SINGAPORE: On Monday (Dec 5), Japan bowed out of the World Cup in Qatar with a heartbreaking loss on penalties to Croatia. Though their bid to reach the quarter-finals for the first time was thwarted, the Samurai Blue had impressed with their lung-bursting heroics on the pitch.
Off the pitch, Japan supporters too were winning the hearts of fans around the world. Incredulous football fans were awed by videos on social media of Japanese fans picking up rubbish in the stadium post-game – even in matches where their team was not playing.
After their loss to Croatia, where they might have been forgiven for leaving their trash behind with their broken dreams, Japanese fans still cleaned up after themselves while wiping away their tears.
Perhaps this might be new to those who haven’t followed them, but Japanese fans have always been known to be great travelling supporters. In 2014, after the Samurai Blue lost 4-0 in an international friendly against Brazil at the Singapore Sports Hub, the Japanese fans left their seats spick and span.

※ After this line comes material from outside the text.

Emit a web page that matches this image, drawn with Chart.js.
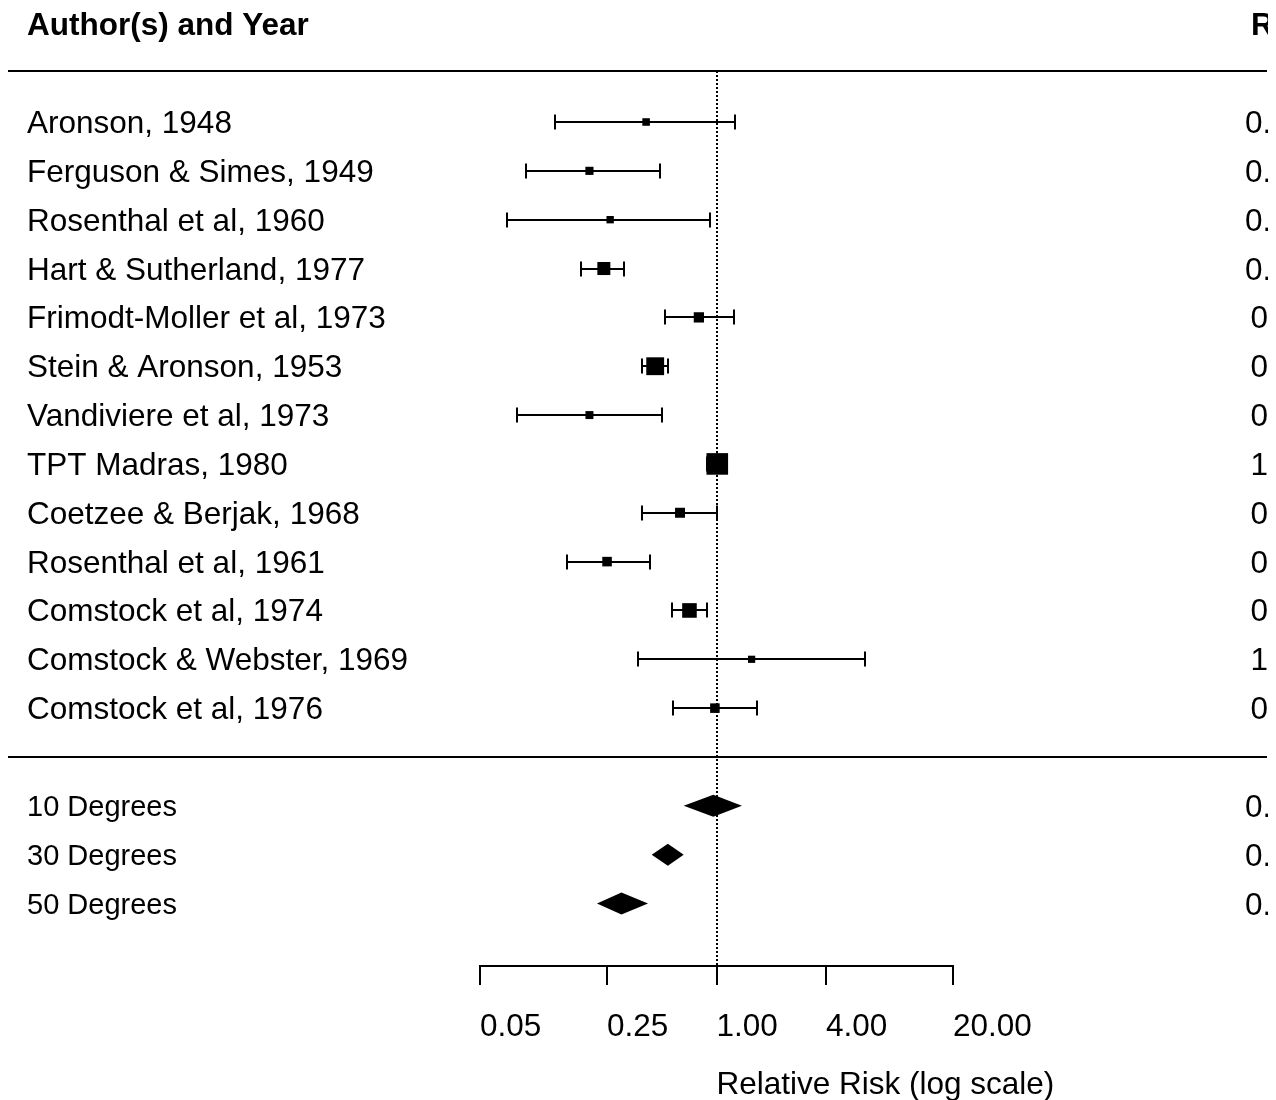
<!DOCTYPE html>
<html>
<head>
<meta charset="utf-8">
<title>BCG vaccine trials – forest plot</title>
<script src="https://cdn.jsdelivr.net/npm/chart.js@4.4.1/dist/chart.umd.min.js"></script>
<style>
  html, body { margin: 0; padding: 0; background: #ffffff; }
  #wrap { width: 1276px; height: 1100px; overflow: hidden; }
  canvas { display: block; }
</style>
</head>
<body>
<div id="wrap"><canvas id="forest" width="1276" height="1100"></canvas></div>
<script>
// ---- trial data: relative risk with 95% confidence limits ----
const studies = [
  'Aronson, 1948',
  'Ferguson & Simes, 1949',
  'Rosenthal et al, 1960',
  'Hart & Sutherland, 1977',
  'Frimodt-Moller et al, 1973',
  'Stein & Aronson, 1953',
  'Vandiviere et al, 1973',
  'TPT Madras, 1980',
  'Coetzee & Berjak, 1968',
  'Rosenthal et al, 1961',
  'Comstock et al, 1974',
  'Comstock & Webster, 1969',
  'Comstock et al, 1976'
];
const rr      = [0.41, 0.20, 0.26, 0.24, 0.80, 0.46, 0.20, 1.01, 0.63, 0.25, 0.71, 1.56, 0.98];
const ciLower = [0.13, 0.09, 0.07, 0.18, 0.52, 0.39, 0.08, 0.89, 0.39, 0.15, 0.57, 0.37, 0.58];
const ciUpper = [1.26, 0.49, 0.92, 0.31, 1.25, 0.54, 0.50, 1.14, 1.00, 0.43, 0.89, 6.53, 1.66];

// ---- predicted relative risk by absolute latitude ----
const latitudes = ['10 Degrees', '30 Degrees', '50 Degrees'];
const predRR    = [0.96, 0.54, 0.30];
const predLower = [0.66, 0.44, 0.22];
const predUpper = [1.38, 0.66, 0.42];

// ---- axis ----
const xTicks = [0.05, 0.25, 1, 4, 20];
const xTickLabels = ['0.05', '0.25', '1.00', '4.00', '20.00'];
const xTitle = 'Relative Risk (log scale)';
const leftHeader = 'Author(s) and Year';
const rightHeader = 'RR [95% CI]';

// ---- layout helpers (rows counted from the top, 1 = first trial) ----
const studyRows = studies.map((_, i) => i + 1);
const separatorRow = studies.length + 1;
const predRows = latitudes.map((_, i) => studies.length + 2 + i);
const headerRow = -1;

const FONT = "'Liberation Sans', Arial, Helvetica, sans-serif";
const fmt = v => v.toFixed(2);
const annot = (e, l, u) => `${fmt(e)} [${fmt(l)}, ${fmt(u)}]`;

// marker size follows the precision of each estimate (1 / SE on the log scale)
const precision = ciLower.map((l, i) => 3.92 / (Math.log(ciUpper[i]) - Math.log(l)));
const pMin = Math.min(...precision), pMax = Math.max(...precision);
const markerSide = precision.map(w => 14.4 * (0.5 + (w - pMin) / (pMax - pMin)));

const forestPlugin = {
  id: 'forestLayout',
  beforeDatasetsDraw(chart) {
    const { ctx, chartArea, scales: { x, y } } = chart;
    const x1 = Math.round(x.getPixelForValue(1));
    ctx.save();
    ctx.strokeStyle = '#000';
    ctx.fillStyle = '#000';

    // dotted line of no effect
    ctx.lineWidth = 2;
    ctx.setLineDash([2, 2]);
    ctx.beginPath();
    ctx.moveTo(x1, Math.round(chartArea.top));
    ctx.lineTo(x1, Math.round(chartArea.bottom));
    ctx.stroke();
    ctx.setLineDash([]);

    // confidence intervals with end caps
    ctx.lineWidth = 2;
    studyRows.forEach((row, i) => {
      const py = Math.round(y.getPixelForValue(row));
      const xl = Math.round(x.getPixelForValue(ciLower[i]));
      const xu = Math.round(x.getPixelForValue(ciUpper[i]));
      ctx.beginPath();
      ctx.moveTo(xl, py); ctx.lineTo(xu, py);
      ctx.moveTo(xl, py - 7.5); ctx.lineTo(xl, py + 7.5);
      ctx.moveTo(xu, py - 7.5); ctx.lineTo(xu, py + 7.5);
      ctx.stroke();
    });

    // prediction diamonds
    predRows.forEach((row, i) => {
      const py = y.getPixelForValue(row);
      const xl = x.getPixelForValue(predLower[i]);
      const xe = x.getPixelForValue(predRR[i]);
      const xu = x.getPixelForValue(predUpper[i]);
      ctx.beginPath();
      ctx.moveTo(xl, py);
      ctx.lineTo(xe, py - 11);
      ctx.lineTo(xu, py);
      ctx.lineTo(xe, py + 11);
      ctx.closePath();
      ctx.fill();
    });
    ctx.restore();
  },
  afterDraw(chart) {
    const { ctx, chartArea, scales: { x, y } } = chart;
    ctx.save();
    ctx.strokeStyle = '#000';
    ctx.fillStyle = '#000';
    ctx.textBaseline = 'alphabetic';

    // horizontal rules
    ctx.lineWidth = 2;
    [chartArea.top, y.getPixelForValue(separatorRow)].forEach(p => {
      const py = Math.round(p);
      ctx.beginPath();
      ctx.moveTo(8, py);
      ctx.lineTo(1267, py);
      ctx.stroke();
    });

    // x axis with ticks below
    const ay = Math.round(chartArea.bottom);
    ctx.beginPath();
    ctx.moveTo(Math.round(x.getPixelForValue(xTicks[0])) - 1, ay);
    ctx.lineTo(Math.round(x.getPixelForValue(xTicks[xTicks.length - 1])) + 1, ay);
    xTicks.forEach(t => {
      const px = Math.round(x.getPixelForValue(t));
      ctx.moveTo(px, ay - 1);
      ctx.lineTo(px, ay + 19);
    });
    ctx.stroke();

    ctx.textAlign = 'left';
    ctx.font = `31.5px ${FONT}`;
    xTicks.forEach((t, i) => {
      ctx.fillText(xTickLabels[i], x.getPixelForValue(t), ay + 70);
    });
    ctx.fillText(xTitle, x.getPixelForValue(1), ay + 128);

    // headers
    const hy = y.getPixelForValue(headerRow) + 11;
    ctx.font = `bold 31.5px ${FONT}`;
    ctx.fillText(leftHeader, 27, hy);

    // study labels
    ctx.font = `31.5px ${FONT}`;
    studyRows.forEach((row, i) => {
      ctx.fillText(studies[i], 27, y.getPixelForValue(row) + 11);
    });
    // latitude labels
    ctx.font = `29px ${FONT}`;
    predRows.forEach((row, i) => {
      ctx.fillText(latitudes[i], 27, y.getPixelForValue(row) + 10);
    });

    // right-hand annotation column (runs past the canvas edge)
    ctx.beginPath();
    ctx.rect(0, 0, 1268, chart.height);
    ctx.clip();
    ctx.font = `bold 31.5px ${FONT}`;
    ctx.fillText(rightHeader, 1251, hy);
    ctx.font = `31.5px ${FONT}`;
    studyRows.forEach((row, i) => {
      const ax = i < 4 ? 1245 : 1250.5;
      ctx.fillText(annot(rr[i], ciLower[i], ciUpper[i]), ax, y.getPixelForValue(row) + 11);
    });
    predRows.forEach((row, i) => {
      ctx.fillText(annot(predRR[i], predLower[i], predUpper[i]), 1245, y.getPixelForValue(row) + 11);
    });
    ctx.restore();
  }
};

new Chart(document.getElementById('forest'), {
  type: 'scatter',
  data: {
    datasets: [{
      label: 'Relative risk',
      data: rr.map((v, i) => ({ x: v, y: studyRows[i] })),
      pointStyle: 'rect',
      pointRadius: markerSide.map(s => s / Math.SQRT2),
      pointHoverRadius: markerSide.map(s => s / Math.SQRT2),
      backgroundColor: '#000000',
      borderColor: '#000000',
      borderWidth: 0,
      showLine: false
    }]
  },
  options: {
    responsive: false,
    animation: false,
    events: [],
    layout: { padding: { left: 480, right: 323, top: 71, bottom: 134 } },
    scales: {
      x: {
        type: 'logarithmic',
        min: 0.05,
        max: 20,
        display: false,
        afterBuildTicks: s => { s.ticks = xTicks.map(v => ({ value: v })); }
      },
      y: {
        type: 'linear',
        reverse: true,
        min: -0.0441,
        max: 18.279,
        display: false
      }
    },
    plugins: {
      legend: { display: false },
      tooltip: { enabled: false },
      title: { display: false }
    }
  },
  plugins: [forestPlugin]
});
</script>
</body>
</html>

So if this isn’t new, why are we still so taken by it? It says more about us than we think: Japanese fans remind us of what we would like to do, but often don’t.
UNIQUELY JAPANESE BEHAVIOUR?
What makes Japanese sports fans so different from others around the world? One comment from a Japanese supporter struck me – that they did it out of respect for the venue and that it wasn’t for the cameras.